* _SUPPLIED RECORDS_

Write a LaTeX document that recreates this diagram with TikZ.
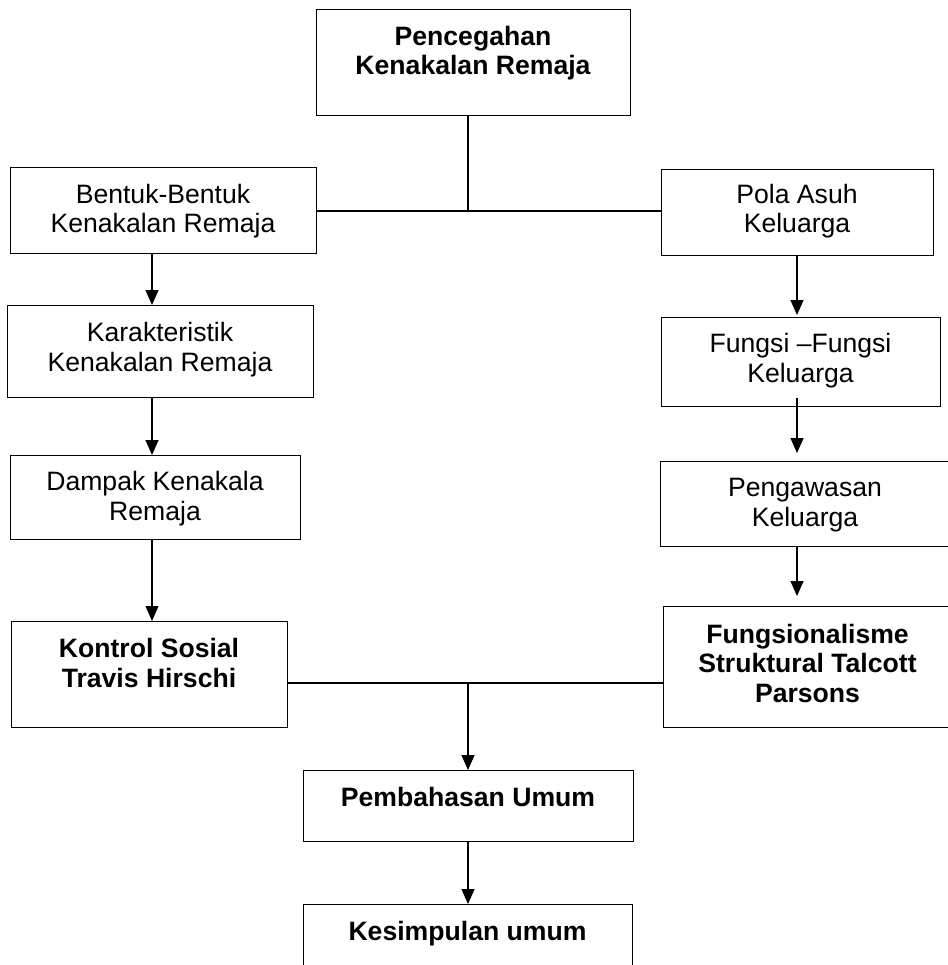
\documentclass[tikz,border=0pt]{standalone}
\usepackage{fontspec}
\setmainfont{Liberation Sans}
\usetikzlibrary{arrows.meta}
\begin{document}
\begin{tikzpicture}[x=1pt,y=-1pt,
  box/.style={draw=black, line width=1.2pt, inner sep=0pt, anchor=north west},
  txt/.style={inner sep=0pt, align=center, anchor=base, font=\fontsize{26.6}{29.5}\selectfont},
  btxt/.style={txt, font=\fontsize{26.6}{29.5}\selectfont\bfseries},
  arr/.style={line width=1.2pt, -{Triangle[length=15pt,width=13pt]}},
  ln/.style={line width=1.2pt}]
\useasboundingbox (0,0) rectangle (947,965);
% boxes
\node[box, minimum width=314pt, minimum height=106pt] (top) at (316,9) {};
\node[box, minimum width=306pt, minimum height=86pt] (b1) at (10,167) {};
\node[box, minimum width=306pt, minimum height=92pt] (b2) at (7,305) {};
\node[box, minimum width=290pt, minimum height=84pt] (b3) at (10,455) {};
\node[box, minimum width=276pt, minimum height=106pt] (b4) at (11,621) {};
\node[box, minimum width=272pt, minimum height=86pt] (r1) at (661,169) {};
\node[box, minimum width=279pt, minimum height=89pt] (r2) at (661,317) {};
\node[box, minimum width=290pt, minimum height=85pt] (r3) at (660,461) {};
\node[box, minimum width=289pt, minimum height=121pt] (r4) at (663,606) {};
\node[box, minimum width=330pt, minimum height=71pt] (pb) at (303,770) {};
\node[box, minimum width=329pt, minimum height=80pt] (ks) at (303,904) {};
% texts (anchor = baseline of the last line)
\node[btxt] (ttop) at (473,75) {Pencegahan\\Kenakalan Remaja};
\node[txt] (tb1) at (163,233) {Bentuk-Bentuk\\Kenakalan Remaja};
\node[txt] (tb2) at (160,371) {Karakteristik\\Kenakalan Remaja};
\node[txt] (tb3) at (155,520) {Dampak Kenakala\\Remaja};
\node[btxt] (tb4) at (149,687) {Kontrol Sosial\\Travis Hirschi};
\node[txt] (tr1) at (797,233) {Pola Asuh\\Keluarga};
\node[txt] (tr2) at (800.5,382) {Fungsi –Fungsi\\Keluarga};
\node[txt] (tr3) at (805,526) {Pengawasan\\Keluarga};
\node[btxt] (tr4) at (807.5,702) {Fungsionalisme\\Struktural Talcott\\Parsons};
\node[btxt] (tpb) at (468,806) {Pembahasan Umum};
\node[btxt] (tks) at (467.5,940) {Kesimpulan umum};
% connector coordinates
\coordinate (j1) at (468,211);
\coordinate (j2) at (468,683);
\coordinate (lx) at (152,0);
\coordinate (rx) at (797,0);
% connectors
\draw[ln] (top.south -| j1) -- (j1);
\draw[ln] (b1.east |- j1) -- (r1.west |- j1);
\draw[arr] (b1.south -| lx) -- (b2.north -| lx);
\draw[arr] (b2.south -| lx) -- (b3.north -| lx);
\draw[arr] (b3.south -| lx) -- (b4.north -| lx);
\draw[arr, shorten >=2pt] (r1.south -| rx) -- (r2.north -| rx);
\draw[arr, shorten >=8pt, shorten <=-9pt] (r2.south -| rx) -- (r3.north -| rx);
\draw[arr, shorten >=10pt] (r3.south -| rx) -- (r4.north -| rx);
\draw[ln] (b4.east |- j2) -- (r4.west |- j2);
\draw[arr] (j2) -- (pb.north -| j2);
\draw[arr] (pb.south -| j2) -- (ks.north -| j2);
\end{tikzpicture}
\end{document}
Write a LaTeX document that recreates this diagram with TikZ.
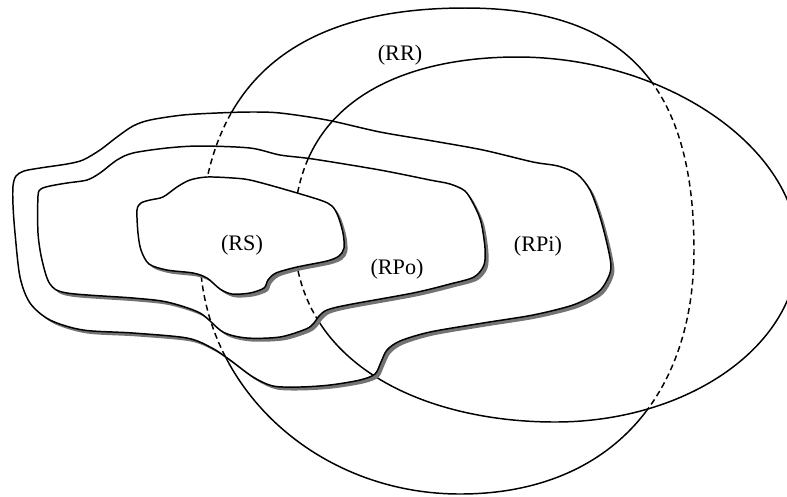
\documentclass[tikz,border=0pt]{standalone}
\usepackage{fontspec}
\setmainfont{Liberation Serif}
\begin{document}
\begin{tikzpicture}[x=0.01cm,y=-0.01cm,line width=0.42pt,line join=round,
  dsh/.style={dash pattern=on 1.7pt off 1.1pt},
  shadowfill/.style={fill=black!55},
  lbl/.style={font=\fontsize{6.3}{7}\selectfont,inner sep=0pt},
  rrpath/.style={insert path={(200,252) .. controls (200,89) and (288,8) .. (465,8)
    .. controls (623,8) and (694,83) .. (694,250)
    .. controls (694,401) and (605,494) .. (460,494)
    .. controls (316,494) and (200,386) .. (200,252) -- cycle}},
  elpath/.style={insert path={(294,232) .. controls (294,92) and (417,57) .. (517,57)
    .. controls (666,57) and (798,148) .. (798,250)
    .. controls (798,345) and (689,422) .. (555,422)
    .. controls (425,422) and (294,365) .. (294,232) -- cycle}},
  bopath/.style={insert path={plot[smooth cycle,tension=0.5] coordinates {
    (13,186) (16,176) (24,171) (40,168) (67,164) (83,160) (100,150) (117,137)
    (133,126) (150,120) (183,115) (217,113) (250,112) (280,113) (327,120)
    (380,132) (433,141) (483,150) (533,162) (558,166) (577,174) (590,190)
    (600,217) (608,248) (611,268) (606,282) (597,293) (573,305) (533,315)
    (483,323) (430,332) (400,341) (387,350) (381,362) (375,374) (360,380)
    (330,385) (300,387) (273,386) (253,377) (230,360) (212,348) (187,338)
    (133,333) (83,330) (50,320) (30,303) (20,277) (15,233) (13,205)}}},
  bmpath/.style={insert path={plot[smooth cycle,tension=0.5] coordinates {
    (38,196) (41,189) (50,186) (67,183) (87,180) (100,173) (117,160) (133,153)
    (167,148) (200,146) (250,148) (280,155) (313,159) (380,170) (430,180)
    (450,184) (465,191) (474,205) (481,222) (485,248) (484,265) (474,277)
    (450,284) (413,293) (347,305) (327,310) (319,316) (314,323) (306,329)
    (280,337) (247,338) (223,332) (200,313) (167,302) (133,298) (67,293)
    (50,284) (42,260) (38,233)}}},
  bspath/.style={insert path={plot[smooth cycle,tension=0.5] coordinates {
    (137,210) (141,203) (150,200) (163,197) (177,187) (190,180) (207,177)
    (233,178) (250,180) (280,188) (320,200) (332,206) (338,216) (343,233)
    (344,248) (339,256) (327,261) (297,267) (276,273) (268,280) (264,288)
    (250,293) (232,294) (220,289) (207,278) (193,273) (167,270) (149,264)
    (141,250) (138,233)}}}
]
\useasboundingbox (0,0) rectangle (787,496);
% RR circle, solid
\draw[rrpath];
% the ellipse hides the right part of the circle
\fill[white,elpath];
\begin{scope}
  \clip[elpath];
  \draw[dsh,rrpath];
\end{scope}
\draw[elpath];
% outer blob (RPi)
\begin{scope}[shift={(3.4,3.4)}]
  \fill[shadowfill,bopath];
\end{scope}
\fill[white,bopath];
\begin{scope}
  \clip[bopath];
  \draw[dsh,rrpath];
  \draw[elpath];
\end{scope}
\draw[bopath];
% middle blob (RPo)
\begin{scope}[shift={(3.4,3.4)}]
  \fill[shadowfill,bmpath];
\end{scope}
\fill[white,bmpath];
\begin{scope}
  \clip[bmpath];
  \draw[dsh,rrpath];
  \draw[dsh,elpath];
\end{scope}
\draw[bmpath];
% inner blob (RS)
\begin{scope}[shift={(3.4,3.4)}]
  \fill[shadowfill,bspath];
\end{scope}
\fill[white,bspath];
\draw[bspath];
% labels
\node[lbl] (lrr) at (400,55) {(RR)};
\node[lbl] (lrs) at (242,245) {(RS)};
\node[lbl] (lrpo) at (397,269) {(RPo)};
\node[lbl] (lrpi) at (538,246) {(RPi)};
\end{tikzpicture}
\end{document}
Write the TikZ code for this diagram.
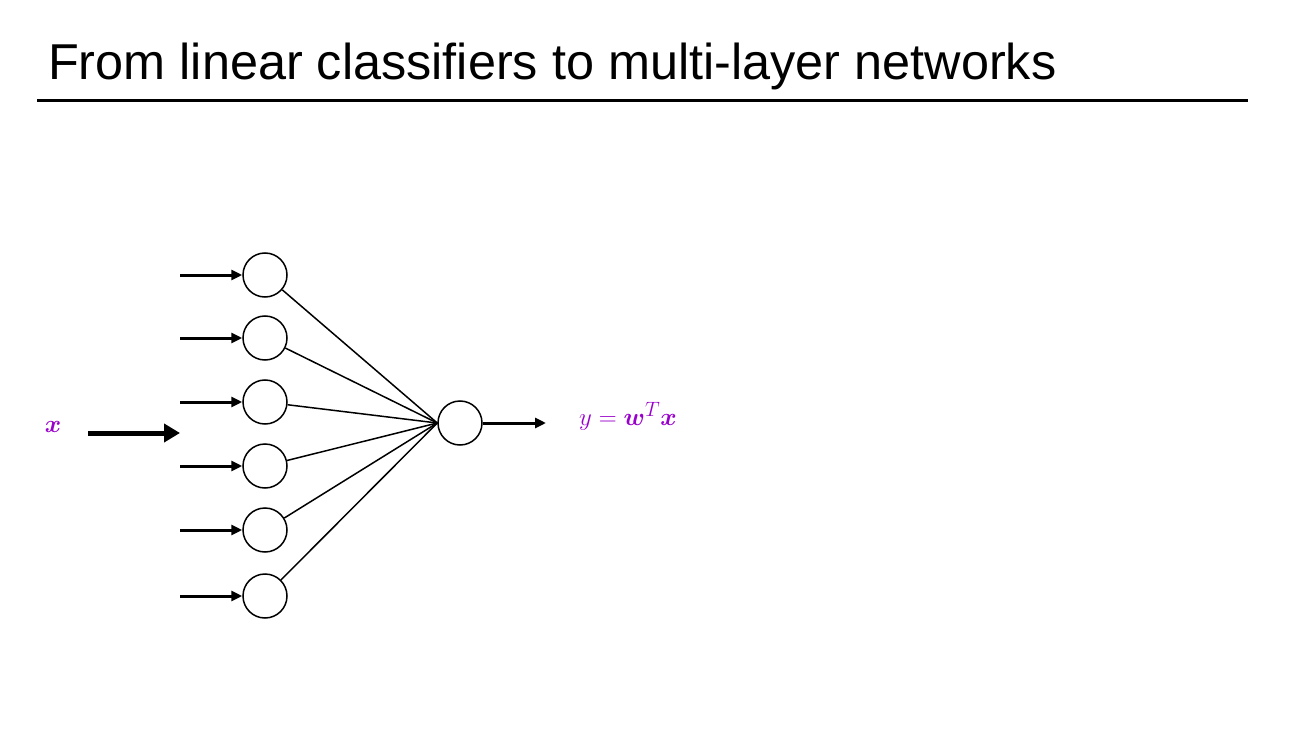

* _WHAT YOU SHOULD DO_
Reproduce each line of the records exactly, and omit every picture.

* _SOLUTION FOR THIS EXERCISE_
Write a LaTeX document that recreates this diagram with TikZ.
\documentclass[tikz,border=0pt]{standalone}
\usepackage{fontspec}
\setmainfont{Liberation Sans}
\usetikzlibrary{arrows.meta}
\begin{document}
\begin{tikzpicture}[x=1pt,y=-1pt,
  box/.style={draw=black, line width=1.2pt, inner sep=0pt, anchor=north west},
  txt/.style={inner sep=0pt, align=center, anchor=base, font=\fontsize{26.6}{29.5}\selectfont},
  btxt/.style={txt, font=\fontsize{26.6}{29.5}\selectfont\bfseries},
  arr/.style={line width=1.2pt, -{Triangle[length=15pt,width=13pt]}},
  ln/.style={line width=1.2pt}]
\useasboundingbox (0,0) rectangle (947,965);
% boxes
\node[box, minimum width=314pt, minimum height=106pt] (top) at (316,9) {};
\node[box, minimum width=306pt, minimum height=86pt] (b1) at (10,167) {};
\node[box, minimum width=306pt, minimum height=92pt] (b2) at (7,305) {};
\node[box, minimum width=290pt, minimum height=84pt] (b3) at (10,455) {};
\node[box, minimum width=276pt, minimum height=106pt] (b4) at (11,621) {};
\node[box, minimum width=272pt, minimum height=86pt] (r1) at (661,169) {};
\node[box, minimum width=279pt, minimum height=89pt] (r2) at (661,317) {};
\node[box, minimum width=290pt, minimum height=85pt] (r3) at (660,461) {};
\node[box, minimum width=289pt, minimum height=121pt] (r4) at (663,606) {};
\node[box, minimum width=330pt, minimum height=71pt] (pb) at (303,770) {};
\node[box, minimum width=329pt, minimum height=80pt] (ks) at (303,904) {};
% texts (anchor = baseline of the last line)
\node[btxt] (ttop) at (473,75) {Pencegahan\\Kenakalan Remaja};
\node[txt] (tb1) at (163,233) {Bentuk-Bentuk\\Kenakalan Remaja};
\node[txt] (tb2) at (160,371) {Karakteristik\\Kenakalan Remaja};
\node[txt] (tb3) at (155,520) {Dampak Kenakala\\Remaja};
\node[btxt] (tb4) at (149,687) {Kontrol Sosial\\Travis Hirschi};
\node[txt] (tr1) at (797,233) {Pola Asuh\\Keluarga};
\node[txt] (tr2) at (800.5,382) {Fungsi –Fungsi\\Keluarga};
\node[txt] (tr3) at (805,526) {Pengawasan\\Keluarga};
\node[btxt] (tr4) at (807.5,702) {Fungsionalisme\\Struktural Talcott\\Parsons};
\node[btxt] (tpb) at (468,806) {Pembahasan Umum};
\node[btxt] (tks) at (467.5,940) {Kesimpulan umum};
% connector coordinates
\coordinate (j1) at (468,211);
\coordinate (j2) at (468,683);
\coordinate (lx) at (152,0);
\coordinate (rx) at (797,0);
% connectors
\draw[ln] (top.south -| j1) -- (j1);
\draw[ln] (b1.east |- j1) -- (r1.west |- j1);
\draw[arr] (b1.south -| lx) -- (b2.north -| lx);
\draw[arr] (b2.south -| lx) -- (b3.north -| lx);
\draw[arr] (b3.south -| lx) -- (b4.north -| lx);
\draw[arr, shorten >=2pt] (r1.south -| rx) -- (r2.north -| rx);
\draw[arr, shorten >=8pt, shorten <=-9pt] (r2.south -| rx) -- (r3.north -| rx);
\draw[arr, shorten >=10pt] (r3.south -| rx) -- (r4.north -| rx);
\draw[ln] (b4.east |- j2) -- (r4.west |- j2);
\draw[arr] (j2) -- (pb.north -| j2);
\draw[arr] (pb.south -| j2) -- (ks.north -| j2);
\end{tikzpicture}
\end{document}
Write a LaTeX document that recreates this diagram with TikZ.
\documentclass[tikz,border=0pt]{standalone}
\usepackage{fontspec}
\setmainfont{Liberation Serif}
\begin{document}
\begin{tikzpicture}[x=0.01cm,y=-0.01cm,line width=0.42pt,line join=round,
  dsh/.style={dash pattern=on 1.7pt off 1.1pt},
  shadowfill/.style={fill=black!55},
  lbl/.style={font=\fontsize{6.3}{7}\selectfont,inner sep=0pt},
  rrpath/.style={insert path={(200,252) .. controls (200,89) and (288,8) .. (465,8)
    .. controls (623,8) and (694,83) .. (694,250)
    .. controls (694,401) and (605,494) .. (460,494)
    .. controls (316,494) and (200,386) .. (200,252) -- cycle}},
  elpath/.style={insert path={(294,232) .. controls (294,92) and (417,57) .. (517,57)
    .. controls (666,57) and (798,148) .. (798,250)
    .. controls (798,345) and (689,422) .. (555,422)
    .. controls (425,422) and (294,365) .. (294,232) -- cycle}},
  bopath/.style={insert path={plot[smooth cycle,tension=0.5] coordinates {
    (13,186) (16,176) (24,171) (40,168) (67,164) (83,160) (100,150) (117,137)
    (133,126) (150,120) (183,115) (217,113) (250,112) (280,113) (327,120)
    (380,132) (433,141) (483,150) (533,162) (558,166) (577,174) (590,190)
    (600,217) (608,248) (611,268) (606,282) (597,293) (573,305) (533,315)
    (483,323) (430,332) (400,341) (387,350) (381,362) (375,374) (360,380)
    (330,385) (300,387) (273,386) (253,377) (230,360) (212,348) (187,338)
    (133,333) (83,330) (50,320) (30,303) (20,277) (15,233) (13,205)}}},
  bmpath/.style={insert path={plot[smooth cycle,tension=0.5] coordinates {
    (38,196) (41,189) (50,186) (67,183) (87,180) (100,173) (117,160) (133,153)
    (167,148) (200,146) (250,148) (280,155) (313,159) (380,170) (430,180)
    (450,184) (465,191) (474,205) (481,222) (485,248) (484,265) (474,277)
    (450,284) (413,293) (347,305) (327,310) (319,316) (314,323) (306,329)
    (280,337) (247,338) (223,332) (200,313) (167,302) (133,298) (67,293)
    (50,284) (42,260) (38,233)}}},
  bspath/.style={insert path={plot[smooth cycle,tension=0.5] coordinates {
    (137,210) (141,203) (150,200) (163,197) (177,187) (190,180) (207,177)
    (233,178) (250,180) (280,188) (320,200) (332,206) (338,216) (343,233)
    (344,248) (339,256) (327,261) (297,267) (276,273) (268,280) (264,288)
    (250,293) (232,294) (220,289) (207,278) (193,273) (167,270) (149,264)
    (141,250) (138,233)}}}
]
\useasboundingbox (0,0) rectangle (787,496);
% RR circle, solid
\draw[rrpath];
% the ellipse hides the right part of the circle
\fill[white,elpath];
\begin{scope}
  \clip[elpath];
  \draw[dsh,rrpath];
\end{scope}
\draw[elpath];
% outer blob (RPi)
\begin{scope}[shift={(3.4,3.4)}]
  \fill[shadowfill,bopath];
\end{scope}
\fill[white,bopath];
\begin{scope}
  \clip[bopath];
  \draw[dsh,rrpath];
  \draw[elpath];
\end{scope}
\draw[bopath];
% middle blob (RPo)
\begin{scope}[shift={(3.4,3.4)}]
  \fill[shadowfill,bmpath];
\end{scope}
\fill[white,bmpath];
\begin{scope}
  \clip[bmpath];
  \draw[dsh,rrpath];
  \draw[dsh,elpath];
\end{scope}
\draw[bmpath];
% inner blob (RS)
\begin{scope}[shift={(3.4,3.4)}]
  \fill[shadowfill,bspath];
\end{scope}
\fill[white,bspath];
\draw[bspath];
% labels
\node[lbl] (lrr) at (400,55) {(RR)};
\node[lbl] (lrs) at (242,245) {(RS)};
\node[lbl] (lrpo) at (397,269) {(RPo)};
\node[lbl] (lrpi) at (538,246) {(RPi)};
\end{tikzpicture}
\end{document}
Write the TikZ code for this diagram.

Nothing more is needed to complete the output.